Today, President Barack Obama faces similar hurdles in trying to ban assault weapons and large-capacity ammunition magazines. Gun control advocates say no one needs such powerful weapons to kill an intruder or take down an animal. In Nixon's time, the argument of such advocates was that Saturday night specials were too poorly made to be relied on for self-defense or hunting. "Let me ask you," Nixon said to Attorney General John Mitchell in June 1971, "there is only one thing you are checking on, that's the manufacture of those $20 guns? We should probably stop that." Saturday night specials sold for $10 to $30 at the time. Mitchell responded that banning those guns would be "pretty difficult, actually," because of the gun lobby. "No hunters are going to use $20 guns," Nixon countered. "No, but the gun lobby's against any incursion into the elimination of firearms," said Mitchell. The term Saturday night special originated in Detroit, where police observed the frequency with which the guns were used to commit weekend mayhem. Lynyrd Skynyrd memorialized the weapon in its 1975 song, "Saturday Night Special," in which the Southern rock band sang: "Ain't good for nothin'/But put a man six feet in a hole." Nixon's private comments were not always supportive of gun control, particularly measures that would go beyond handguns. For example, in a taped conversation just a few days after saying that people shouldn't have handguns, the president asked rhetorically, "What do they want to do, just disarm the populace? Disarm the good folks and leave the arms in the hands of criminals?" But most of his comments on the tapes, available at the websites of the National Archives and of the University of Virginia's Miller Center, were in favor of stronger gun control. At a June 29, 1972, news conference, about six weeks after Wallace's shooting, Nixon said he'd sign legislation banning Saturday night specials. Later that year, the Senate did pass such a bill, but the House never acted on the legislation.
The bill's sponsor, Indiana Democrat Birch Bayh, said in a recent interview that the NRA helped prevent his bill from getting through Congress. The Nixon administration supported an unsuccessful Republican alternative Senate bill on Saturday night specials that had a definition the NRA preferred.
The shooting of another politician put gun control back on the radar the following year. On Jan. 30, 1973, two robbers shot Sen. John Stennis, D-Miss., and surgeons initially thought he would die. Stennis survived and lived until 1995.
The day of the shooting, Nixon told White House special counsel Charles Colson, "At least I hope that Saturday night special legislation, at least we're supporting that, you know. We're not for gun control generally, but we are for that. God damn it that ought to be passed. Or was it passed?"
When Colson told him it hadn't, Nixon instructed his counsel, "We better damn well be for it now, huh?"

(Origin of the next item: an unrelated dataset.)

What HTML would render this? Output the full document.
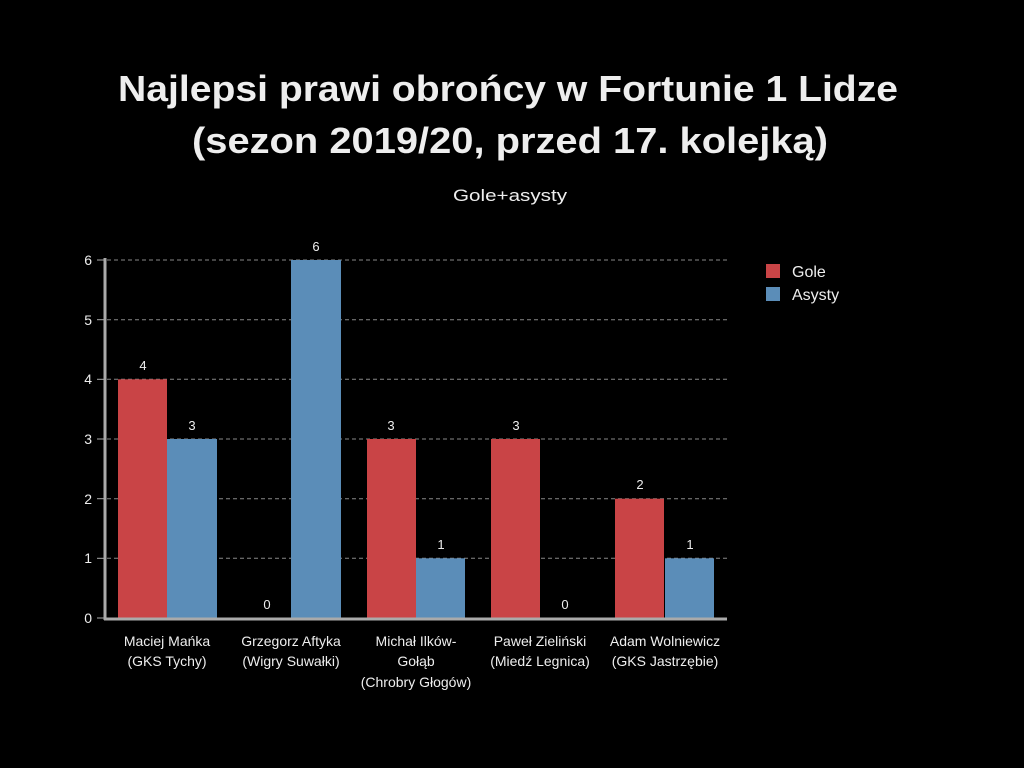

At a news conference the next day, the president repeated his call to ban Saturday night specials. He also volunteered a comment that few national politicians would make today: "Let me say, personally, I have never hunted in my life. I have no interest in guns and so forth."

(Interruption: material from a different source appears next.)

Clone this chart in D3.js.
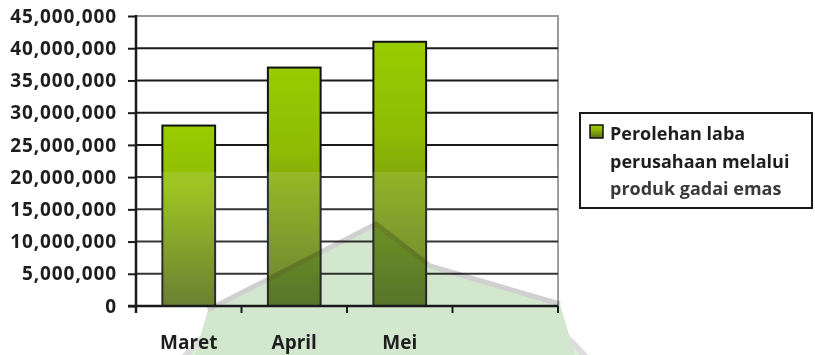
<!DOCTYPE html>
<html>
<head>
<meta charset="utf-8">
<script src="https://cdn.jsdelivr.net/npm/d3@7"></script>
<style>
  html, body { margin: 0; padding: 0; background: #fff; }
  svg { display: block; }
  text { font-family: "Open Sans", "Lato", sans-serif; font-weight: 700; }
</style>
</head>
<body>
<div id="chart"></div>
<script>
// Chart data
const categories = ['Maret', 'April', 'Mei', ''];
const laba = [28000000, 37000000, 41000000];
const yTicks = [0, 5000000, 10000000, 15000000, 20000000, 25000000, 30000000, 35000000, 40000000, 45000000];
const legendLines = ['Perolehan laba', 'perusahaan melalui', 'produk gadai emas'];

const width = 815, height = 355;
const plot = { left: 136, right: 558, top: 16, bottom: 306 };

const svg = d3.select('#chart').append('svg')
    .attr('width', width)
    .attr('height', height);

const defs = svg.append('defs');
const grad = defs.append('linearGradient')
    .attr('id', 'barGrad')
    .attr('x1', 0).attr('y1', 0).attr('x2', 0).attr('y2', 1);
grad.append('stop').attr('offset', '0%').attr('stop-color', '#99cc00');
grad.append('stop').attr('offset', '35%').attr('stop-color', '#8fbb05');
grad.append('stop').attr('offset', '100%').attr('stop-color', '#566f18');

const x = d3.scaleBand()
    .domain(categories)
    .range([plot.left, plot.right])
    .paddingInner(0.5)
    .paddingOuter(0.25);

const y = d3.scaleLinear()
    .domain([0, 45000000])
    .range([plot.bottom, plot.top]);

const fmt = d3.format(',');

// Plot area border (grey)
svg.append('rect')
    .attr('x', plot.left).attr('y', y(45000000))
    .attr('width', plot.right - plot.left)
    .attr('height', plot.bottom - y(45000000))
    .attr('fill', '#fff')
    .attr('stroke', '#9a9a9a')
    .attr('stroke-width', 2);

// Gridlines
svg.append('g')
    .selectAll('line')
    .data(yTicks.filter(d => d > 0 && d < 45000000))
    .enter()
    .append('line')
    .attr('x1', plot.left).attr('x2', plot.right)
    .attr('y1', d => y(d)).attr('y2', d => y(d))
    .attr('stroke', '#1a1a1a')
    .attr('stroke-width', 2);

// Bars
svg.append('g')
    .selectAll('rect')
    .data(laba)
    .enter()
    .append('rect')
    .attr('x', (d, i) => x(categories[i]))
    .attr('y', d => y(d))
    .attr('width', x.bandwidth())
    .attr('height', d => y(0) - y(d))
    .attr('fill', 'url(#barGrad)')
    .attr('stroke', '#111')
    .attr('stroke-width', 2);

// faint lighter band of the scanned page
svg.append('rect')
    .attr('x', plot.left).attr('y', y(20800000))
    .attr('width', plot.right - plot.left)
    .attr('height', y(0) - y(20800000))
    .attr('fill', '#fff')
    .attr('opacity', 0.12);

// Watermark (scanned logo, multiplied over the chart)
const wm = svg.append('g').style('mix-blend-mode', 'multiply');
wm.append('circle')
    .attr('cx', 385).attr('cy', 530).attr('r', 265)
    .attr('fill', '#dcefdc')
    .attr('stroke', '#dcdcdc')
    .attr('stroke-width', 6);
wm.append('path')
    .attr('d', 'M208,310 L376,224 L430,266 L560,304 L575,355 L195,355 Z')
    .attr('fill', '#d3e7cf');
wm.append('path')
    .attr('d', 'M208,310 L376,224 L430,266 L560,304')
    .attr('fill', 'none')
    .attr('stroke', '#d0d0d0')
    .attr('stroke-width', 5);

// Axes
const yAxis = d3.axisLeft(y)
    .tickValues(yTicks)
    .tickSize(8)
    .tickFormat('');
svg.append('g')
    .attr('transform', `translate(${plot.left},0)`)
    .call(yAxis)
    .call(g => g.select('.domain').remove())
    .call(g => g.selectAll('.tick line').attr('stroke', '#1a1a1a').attr('stroke-width', 2));

svg.append('line')
    .attr('x1', plot.left).attr('x2', plot.left)
    .attr('y1', y(45000000) - 1).attr('y2', plot.bottom + 7)
    .attr('stroke', '#1a1a1a').attr('stroke-width', 2.5);

svg.append('line')
    .attr('x1', plot.left - 8).attr('x2', plot.right)
    .attr('y1', plot.bottom).attr('y2', plot.bottom)
    .attr('stroke', '#1a1a1a').attr('stroke-width', 2.5);

// category boundary ticks
const bounds = d3.range(categories.length + 1).map(i => plot.left + i * x.step());
svg.append('g')
    .selectAll('line')
    .data(bounds)
    .enter()
    .append('line')
    .attr('x1', d => d).attr('x2', d => d)
    .attr('y1', plot.bottom).attr('y2', plot.bottom + 7)
    .attr('stroke', '#1a1a1a').attr('stroke-width', 2);

// Y labels
svg.append('g')
    .selectAll('text')
    .data(yTicks)
    .enter()
    .append('text')
    .attr('x', 117)
    .attr('y', d => y(d))
    .attr('dy', '0.35em')
    .attr('text-anchor', 'end')
    .attr('font-size', 19)
    .attr('letter-spacing', 0.9)
    .attr('fill', '#1e1e1e')
    .text(d => fmt(d));

// X labels
svg.append('g')
    .selectAll('text')
    .data(categories)
    .enter()
    .append('text')
    .attr('x', d => x(d) + x.bandwidth() / 2)
    .attr('y', 349)
    .attr('text-anchor', 'middle')
    .attr('font-size', 19)
    .attr('fill', '#1e1e1e')
    .text(d => d);

// Legend
const legend = svg.append('g');
legend.append('rect')
    .attr('x', 580).attr('y', 113)
    .attr('width', 232).attr('height', 95)
    .attr('fill', '#fff')
    .attr('stroke', '#1a1a1a')
    .attr('stroke-width', 2);
legend.append('rect')
    .attr('x', 590).attr('y', 125)
    .attr('width', 13).attr('height', 13)
    .attr('fill', 'url(#barGrad)')
    .attr('stroke', '#111')
    .attr('stroke-width', 1.5);
legend.selectAll('text.leg')
    .data(legendLines)
    .enter()
    .append('text')
    .attr('class', 'leg')
    .attr('x', 610)
    .attr('y', (d, i) => 140 + i * 27.5)
    .attr('font-size', 18)
    .attr('font-weight', (d, i) => i === 2 ? 600 : 700)
    .attr('fill', (d, i) => i === 2 ? '#3a3a3a' : '#1e1e1e')
    .text(d => d);
</script>
</body>
</html>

By March 1973, aide John Ehrlichman was telling Nixon that gun control was a "loser issue for us."
"You've got a highly mobilized lobby," he told the president. "I think what we have to do is carve out a little piece of it, and Saturday night specials, of course, has been our tactic."

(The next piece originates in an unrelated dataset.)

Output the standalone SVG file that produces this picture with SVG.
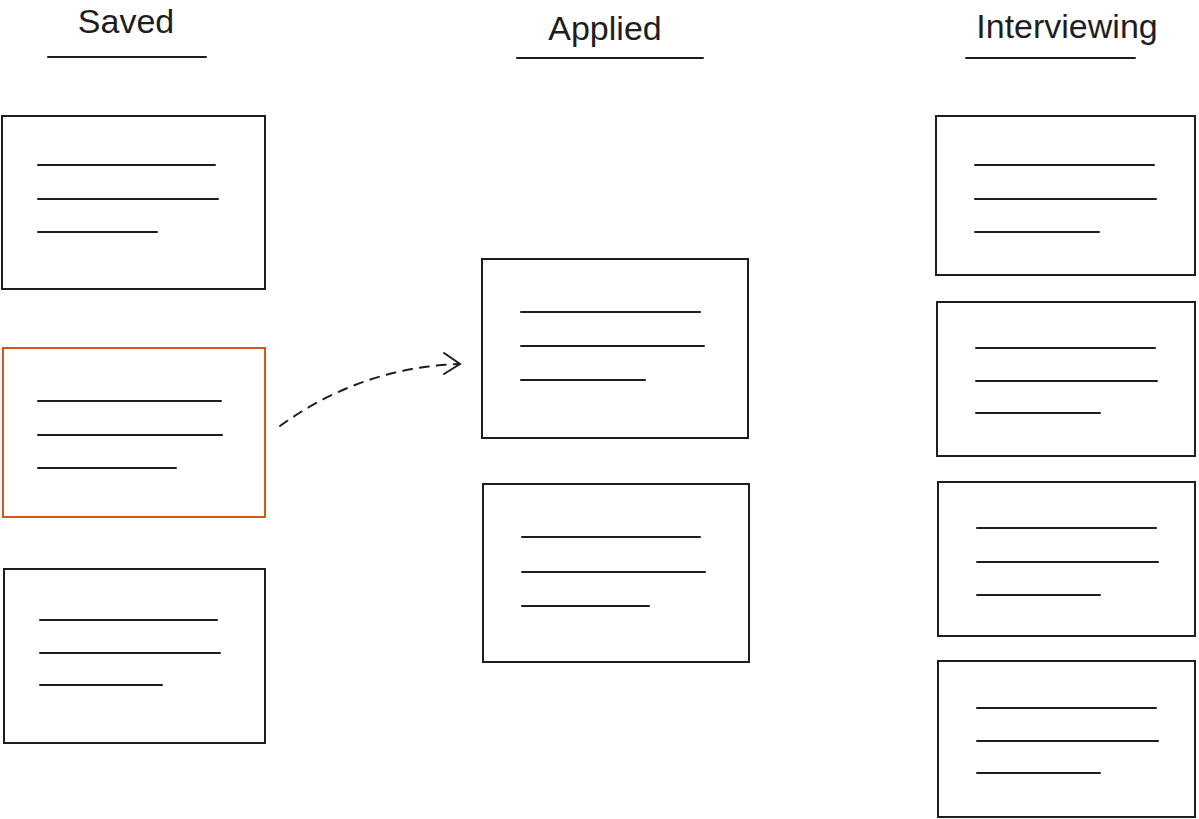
<svg xmlns="http://www.w3.org/2000/svg" width="1199" height="819" viewBox="0 0 1199 819">
<style>
.card{fill:#fff;stroke:#1e1e1e;stroke-width:2}
.sel{stroke:#d4561c}
.ln{stroke:#1e1e1e;stroke-width:2;stroke-linecap:round}
.hd{font-family:"Liberation Sans",sans-serif;font-size:34px;fill:#1e1e1e;text-anchor:middle}
.conn{fill:none;stroke:#1e1e1e;stroke-width:2;stroke-linecap:round}
</style>
<rect width="1199" height="819" fill="#fff"/>
<g id="h-saved"><text class="hd" x="126" y="33">Saved</text><line class="ln" x1="48" y1="57" x2="206" y2="57"/></g>
<g id="h-applied"><text class="hd" x="605" y="40">Applied</text><line class="ln" x1="517" y1="58" x2="703" y2="58"/></g>
<g id="h-interviewing"><text class="hd" x="1067" y="38">Interviewing</text><line class="ln" x1="966" y1="58" x2="1135" y2="58"/></g>
<g id="s1"><rect class="card" x="2" y="116" width="263" height="173"/><line class="ln" x1="38" y1="165" x2="215" y2="165"/><line class="ln" x1="38" y1="199" x2="218" y2="199"/><line class="ln" x1="38" y1="232" x2="157" y2="232"/></g>
<g id="s2"><rect class="card sel" x="3" y="348" width="262" height="169"/><line class="ln" x1="38" y1="401" x2="221" y2="401"/><line class="ln" x1="38" y1="435" x2="222" y2="435"/><line class="ln" x1="38" y1="468" x2="176" y2="468"/></g>
<g id="s3"><rect class="card" x="4" y="569" width="261" height="174"/><line class="ln" x1="40" y1="620" x2="217" y2="620"/><line class="ln" x1="40" y1="653" x2="220" y2="653"/><line class="ln" x1="40" y1="685" x2="162" y2="685"/></g>
<g id="a1"><rect class="card" x="482" y="259" width="266" height="179"/><line class="ln" x1="521" y1="312" x2="700" y2="312"/><line class="ln" x1="521" y1="346" x2="704" y2="346"/><line class="ln" x1="521" y1="380" x2="645" y2="380"/></g>
<g id="a2"><rect class="card" x="483" y="484" width="266" height="178"/><line class="ln" x1="522" y1="537" x2="700" y2="537"/><line class="ln" x1="522" y1="572" x2="705" y2="572"/><line class="ln" x1="522" y1="606" x2="649" y2="606"/></g>
<g id="i1"><rect class="card" x="936" y="116" width="259" height="159"/><line class="ln" x1="975" y1="165" x2="1154" y2="165"/><line class="ln" x1="975" y1="199" x2="1156" y2="199"/><line class="ln" x1="975" y1="232" x2="1099" y2="232"/></g>
<g id="i2"><rect class="card" x="937" y="302" width="258" height="154"/><line class="ln" x1="976" y1="348" x2="1155" y2="348"/><line class="ln" x1="976" y1="381" x2="1157" y2="381"/><line class="ln" x1="976" y1="413" x2="1100" y2="413"/></g>
<g id="i3"><rect class="card" x="938" y="482" width="257" height="154"/><line class="ln" x1="977" y1="528" x2="1156" y2="528"/><line class="ln" x1="977" y1="562" x2="1158" y2="562"/><line class="ln" x1="977" y1="595" x2="1100" y2="595"/></g>
<g id="i4"><rect class="card" x="938" y="661" width="257" height="156"/><line class="ln" x1="977" y1="708" x2="1156" y2="708"/><line class="ln" x1="977" y1="741" x2="1158" y2="741"/><line class="ln" x1="977" y1="773" x2="1100" y2="773"/></g>
<g id="connectors">
<path class="conn" d="M280 426 Q360 368 458 364" stroke-dasharray="9 8"/>
<path class="conn" d="M444 353 L460 364 L444 374"/>
</g>
</svg>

Other White House officials also argued against doing much, including Tom C. Korologos, a White House deputy assistant for legislative affairs who later was an outside lobbyist for the NRA and ambassador to Belgium under President George W. Bush.
"The thing that worries me is that the president's hard-core support comes from the gun-folk and obviously we need support these days," Korologos wrote in an Aug. 31, 1973 memo, referring to the Watergate scandal that would undo Nixon's presidency.
"Lurking in the background is the president's personal statement: `I'm a liberal on gun control,'" Korologos said. Nixon might have made this statement privately; there is no record of him saying it publicly. Korologos' conclusion: "I vote for a `talk' meeting and then `tough it out' by doing nothing and hope nobody gets shot in the next three years." The effort to ban Saturday night specials receded in recent decades as the focus of gun control advocates shifted to rein in more powerful weapons. Nixon's focus soon shifted, too. In June 1972, a little over a month after his chat about banning handguns, Nixon had a recorded conversation that showed him trying to get the FBI to stop investigating the break-in at Democratic offices at the Watergate office building by burglars tied to his re-election committee. Few remember the tapes about handguns. History forever remembers the tape that gave Nixon's Watergate pursuers their "smoking gun."